Wednesday 23 October 2019

FAI's League of Ireland U-15 overhaul could spark a revolt in the schoolboy ranks

The FAI HQ in Abbotstown
The FAI HQ in Abbotstown

John Fallon

The FAI have refused to explain the rationale for their League of Ireland U-15 overhaul which is threatening another revolt from the schoolboys’ sector.

As a consequence of the association making it compulsory for half the squads to be comprised of U-14 players from next season, the future of the prestigious Kennedy Cup is in jeopardy.

That annual week-long tournament at Limerick University features the best 640 players representing their local leagues.

Roy Keane, Damien Duff, Robbie Brady and, most recently, Troy Parrott, are among its past performers over a decorated 43-year history.

Under this plan, the best talent will be snapped up for the U-15 national league before the event kicks off in June.

With finances at the FAI increasingly tight, they have been unable to introduce an U-14 league to bridge the gap between U-13 and U-15.

Rather than scrap the U-13 league after one season, the powers-that-be have decreed a new hybrid model which participating clubs only learnt of last week.

The FAI have yet to publicise the overhaul.

An additional element is the requirement to have four U-14 players on the pitch at all times.

How this will work in practice, and who regulates it, will be one to watch.

That’s if it gets there at all.

The powerful schoolboys sector almost brought down the FAI’s governance reform proposals, only agreeing to back the changes at an EGM in July after being guaranteed a seat for their sector on the new board.
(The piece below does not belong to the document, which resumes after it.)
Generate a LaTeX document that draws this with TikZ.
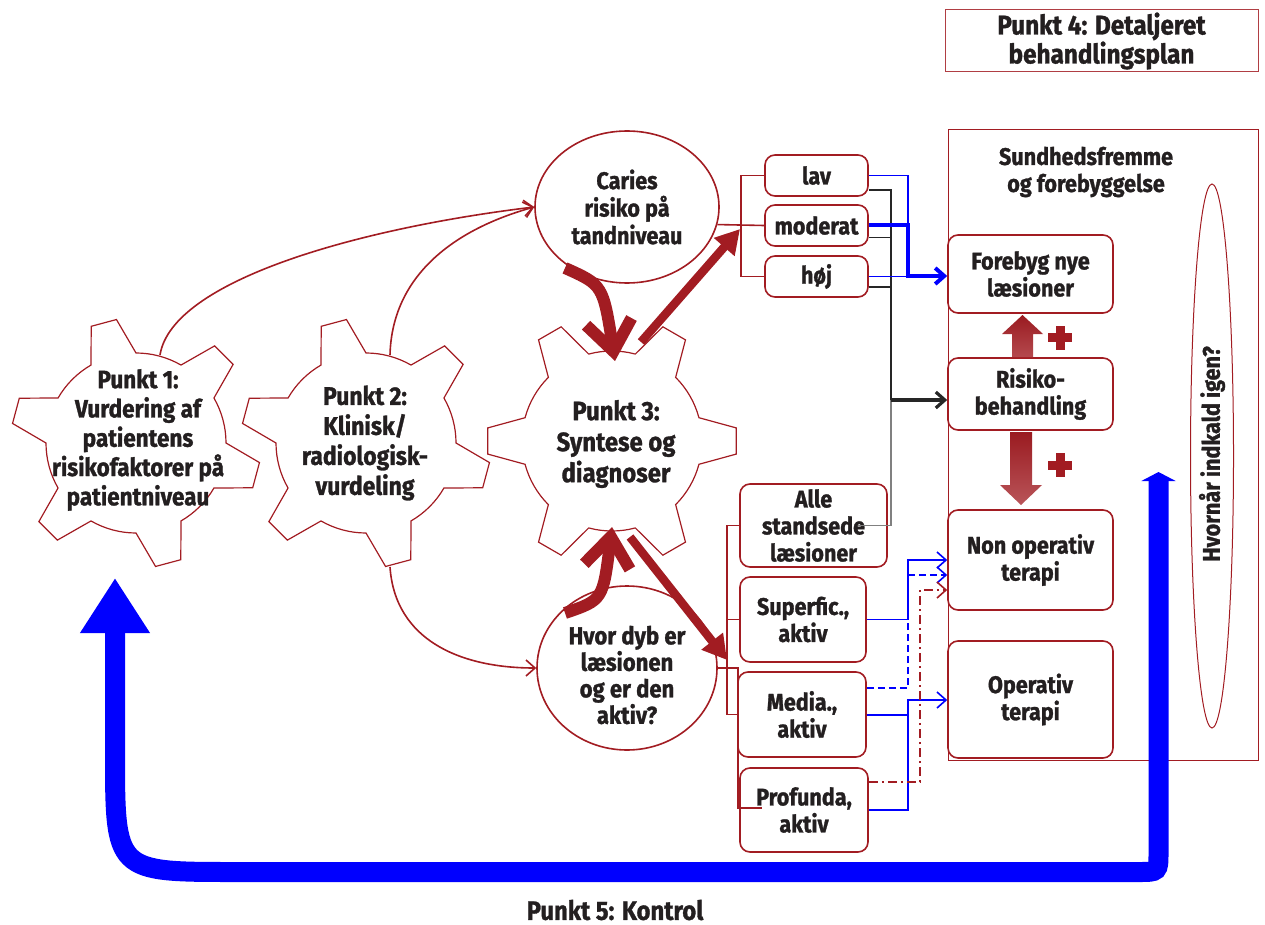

Another uprising could be inevitable.

Cork and Tipperary have been most critical in the last two days, asking aloud how this development squares with the FAI’s promise to arise from their recent crises as a more open and transparent organisation.

The North Dublin League, second in size only to the Dublin and District League, also hit out.

“Once again, the FAI have made the mistake of disrespecting their largest affiliate,” said secretary Tony Gains. “So much for the new FAI. This will not be tolerated.”

The Schoolboys FAI, the umbrella affiliate for the 32 underage leagues, will meet next week to discuss their next move.

Reaction among League of Ireland clubs has been mixed.

Waterford Under-13 manager Mike Geoghegan branded it at a “bad call”, claiming the FAI’s stated player pathway is obsolete as he’ll have to discard half of his squad for the younger intake next year.

Former Ireland international Gareth Farrelly has also rowed in, labelling the venture as “exclusionary”.

When contacted by, the FAI said they had no comment to make.